BB: It’s interesting, you were talking about mono earlier. Brian, at the time, was partially deaf in one ear; he was born that way. My understanding, and I could be wrong, is that he did have an operation, and they were able to cure his hearing, to a point.

MG: Yeah…I’m not sure about that.

BB: Well that’s what I heard, and this had to do with a lot of his unbalanced mentality, because, after a whole lifetime of hearing one way, all of the sudden (he was) hearing things completely differently. I never realized that he could only hear in one ear, except that when he would listen to things, he would have his left ear facing the speakers. Especially when I had three speakers going. It was mono to him.

MG: Did you work on any other Beach Boys stuff?

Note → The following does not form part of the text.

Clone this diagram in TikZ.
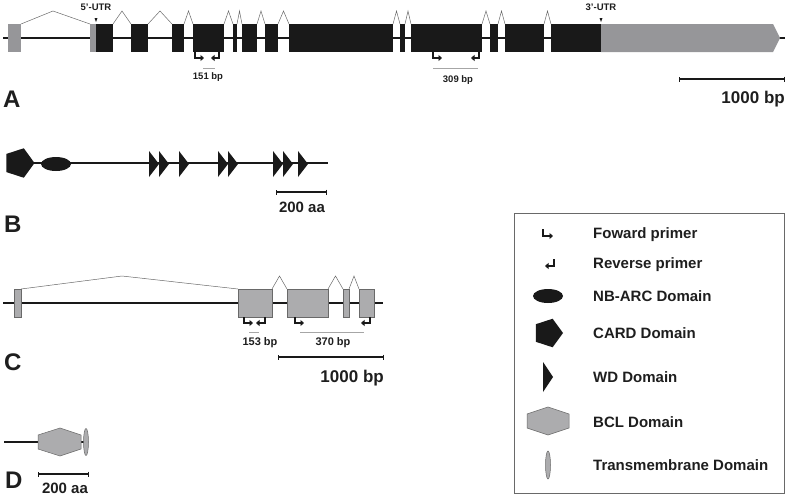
\documentclass[tikz,border=0pt]{standalone}
\usepackage{fontspec}
\setmainfont{Liberation Sans}
\usetikzlibrary{arrows.meta,shapes.geometric}
\definecolor{gsDark}{RGB}{25,25,25}
\definecolor{gsUtr}{RGB}{150,150,153}
\definecolor{gsExon}{RGB}{172,172,174}
\definecolor{gsEdge}{RGB}{105,105,105}
\definecolor{gsText}{RGB}{30,30,30}

\begin{document}
\begin{tikzpicture}[x=1pt,y=-1pt,
  backbone/.style={gsDark, line width=2.2pt},
  exon/.style={fill=gsDark},
  utr/.style={fill=gsUtr},
  cexon/.style={fill=gsExon, draw=gsEdge, line width=0.5pt},
  intron/.style={draw=gsEdge, line width=0.5pt},
  primer/.style={gsDark, line width=2pt, -{Triangle[length=3.5pt,width=6pt]}},
  span/.style={gray!70, line width=0.7pt},
  scalebar/.style={gsDark, line width=2.2pt, {Bar[width=5pt,line width=0.8pt]}-{Bar[width=5pt,line width=0.8pt]}},
  lbl/.style={gsText, font=\bfseries\fontsize{#1}{#1}\selectfont, inner sep=0pt},
  panel/.style={gsText, font=\bfseries\fontsize{24}{24}\selectfont, inner sep=0pt, anchor=base west},
  card/.style={regular polygon, regular polygon sides=5, shape border rotate=-90, fill=gsDark, minimum size=31pt, inner sep=0pt},
  nbarc/.style={ellipse, fill=gsDark, minimum width=30pt, minimum height=14pt, inner sep=0pt},
  bcl/.style={fill=gsExon, draw=gsEdge, line width=0.5pt},
  tm/.style={ellipse, fill=gsExon, draw=gsEdge, line width=0.5pt, minimum width=5pt, minimum height=27pt, inner sep=0pt}]
  \useasboundingbox (0,0) rectangle (790,496);

  % Panel A: gene model
  \draw[backbone] (3,38) -- (785,38);
  \fill[utr] (8,24) rectangle (21,52);
  \fill[utr] (90,24) rectangle (96,52);
  \foreach \a/\b in {96/113,131/148,172/184,193/224,233/237,242/257,265/278,289/393,400/405,411/482,490/498,505/544,551/601}
    \fill[exon] (\a,24) rectangle (\b,52);
  \fill[utr] (601,24) -- (773,24) -- (780,38) -- (773,52) -- (601,52) -- cycle;
  \draw[intron] (21,24) -- (53,11) -- (90,24);
  \foreach \a/\b in {113/131,148/172,184/193,224/233,237/242,257/265,278/289,393/400,405/411,482/490,498/505,544/551}
    \draw[intron] (\a,24) -- ({(\a+\b)/2},11) -- (\b,24);
  \fill[gsDark] (94.5,18) -- (97.5,18) -- (96,22) -- cycle;
  \fill[gsDark] (599.5,18) -- (602.5,18) -- (601,22) -- cycle;
  \node[lbl=9.5] (utrFive) at (96,7) {5'-UTR};
  \node[lbl=9.5] (utrThree) at (601,7) {3'-UTR};
  % primers
  \draw[primer] (195,52) -- (195,58) -- (204,58);
  \draw[primer] (219,52) -- (219,58) -- (211,58);
  \draw[span] (203,68) -- (215,68);
  \node[lbl=9.5, anchor=base] (bpA1) at (208,79) {151 bp};
  \draw[primer] (433,52) -- (433,58) -- (442,58);
  \draw[primer] (479,52) -- (479,58) -- (471,58);
  \draw[span] (433,68) -- (478,68);
  \node[lbl=9.5, anchor=base] (bpA2) at (458,82) {309 bp};
  % scale
  \coordinate (sbA1) at (679,79);
  \coordinate (sbA2) at (785,79);
  \draw[scalebar] (sbA1) -- (sbA2);
  \node[lbl=17, anchor=base east] (scaleA) at (785,103) {1000 bp};
  \node[panel] (labA) at (3,107) {A};

  % Panel B: protein domains
  \draw[backbone] (20,163) -- (328,163);
  \node[card] (cardB) at (19,163) {};
  \node[nbarc] (nbarcB) at (56,164) {};
  \foreach \x in {149,159,179,218,228,273,283,298}
    \fill[gsDark] (\x,151) -- (\x+10,164) -- (\x,177) -- cycle;
  \coordinate (sbB1) at (276,192);
  \coordinate (sbB2) at (327,192);
  \draw[scalebar] (sbB1) -- (sbB2);
  \node[lbl=15, anchor=base] (scaleB) at (302,212) {200 aa};
  \node[panel] (labB) at (4,232) {B};

  % Panel C: gene model
  \draw[backbone] (3,303) -- (383,303);
  \foreach \a/\b in {14/21,238/272,287/328,343/349,359/374}
    \draw[cexon] (\a,289) rectangle (\b,317);
  \draw[intron] (21,289) -- (122,276) -- (238,289);
  \foreach \a/\b in {272/287,328/343,349/359}
    \draw[intron] (\a,289) -- ({(\a+\b)/2},276) -- (\b,289);
  % primers
  \draw[primer] (244,317) -- (244,323) -- (253,323);
  \draw[primer] (265,317) -- (265,323) -- (256,323);
  \draw[span] (249,332) -- (259,332);
  \node[lbl=11, anchor=base] (bpC1) at (260,345) {153 bp};
  \draw[primer] (295,317) -- (295,323) -- (304,323);
  \draw[primer] (370,317) -- (370,323) -- (361,323);
  \draw[span] (300,332) -- (364,332);
  \node[lbl=11, anchor=base] (bpC2) at (333,345) {370 bp};
  \coordinate (sbC1) at (278,357);
  \coordinate (sbC2) at (384,357);
  \draw[scalebar] (sbC1) -- (sbC2);
  \node[lbl=17, anchor=base east] (scaleC) at (384,382) {1000 bp};
  \node[panel] (labC) at (4,370) {C};

  % Panel D: protein domains
  \draw[backbone] (4,442) -- (88,442);
  \draw[bcl] (38,435) -- (60,428) -- (81,435) -- (81,449) -- (60,456) -- (38,449) -- cycle;
  \node[tm] (tmD) at (86,442) {};
  \coordinate (sbD1) at (38,474);
  \coordinate (sbD2) at (89,474);
  \draw[scalebar] (sbD1) -- (sbD2);
  \node[lbl=15, anchor=base] (scaleD) at (65,493) {200 aa};
  \node[panel] (labD) at (5,488) {D};

  % Legend
  \draw[gsEdge, line width=0.7pt] (514,213) rectangle (784,493);
  \draw[primer] (543,229) -- (543,236) -- (553,236);
  \draw[primer] (554,259) -- (554,266) -- (545,266);
  \node[nbarc] (keyNbarc) at (548,296) {};
  \node[card, minimum size=30pt] (keyCard) at (548,333) {};
  \fill[gsDark] (543,362) -- (553,377) -- (543,392) -- cycle;
  \draw[bcl] (527,414) -- (548,407) -- (569,414) -- (569,428) -- (548,435) -- (527,428) -- cycle;
  \node[tm, minimum height=28pt] (keyTm) at (548,465) {};
  \node[lbl=15, anchor=base west] (txtFwd) at (593,238) {Foward primer};
  \node[lbl=15, anchor=base west] (txtRev) at (593,268) {Reverse primer};
  \node[lbl=15, anchor=base west] (txtNbarc) at (593,301) {NB-ARC Domain};
  \node[lbl=15, anchor=base west] (txtCard) at (593,338) {CARD Domain};
  \node[lbl=15, anchor=base west] (txtWd) at (593,382) {WD Domain};
  \node[lbl=15, anchor=base west] (txtBcl) at (593,427) {BCL Domain};
  \node[lbl=15, anchor=base west] (txtTm) at (593,470) {Transmembrane Domain};
\end{tikzpicture}
\end{document}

BB: No, that was it. No, wait…with Annette Funicello, “The Monkey’s Uncle”. I was able to get The Beach Boys to perform with Annette. I got a chance to remix that a couple of years ago for an Annette Funicello box set; it was pretty funky. Also, Brian used my piano; I had an upright tack piano that I had put the tacks in myself, and detuned it the way I thought it should be done. In those days they just used to let pianos go out of tune, and I didn’t believe that. I always wanted the center string in tune, the lower string down two cents, and the right string up two cents, so you had this beating (of notes). So I had the piano tuned that way, and Brian loved that.

MG: Yes! I remember a song that has that sound. “I Just Wasn’t Made For These Times,” and some others….

BB: That was the sound. That piano left Sunset Sound so much, and went down to Gold Star; it finally got to the point where the piano was dying.

MG: Can you give me a general observation on that period? It was so rich…

BB: (pause) Well, you have to understand that during that period we were all working together. Van Dyke Parks, Brian Wilson, Randy Newman, Lenny Waronker, from that side of the fence. The Doors, Arthur Lee, Jac Holzman, and The Buffalo Springfield, The Turtles, and on and on. Everybody knew and respected each other.

MG: It was a nice time to be recording music….

BB: It was a great time. Nobody was conscious of what it was they were doing, they were just doing it. People were in the studio in the daytime, then performing in a club at night, or doing a gig at night, then pop in the studio for a couple of hours and then go back and do the late show.

MG: Did you ever go and see any of these bands?

BB: I had very little time to go out and see music. I did go and see Hendrix a couple of times at The Palladium. I never went to any of the love-ins or anything ‘cause I was busy all the time. We were making music.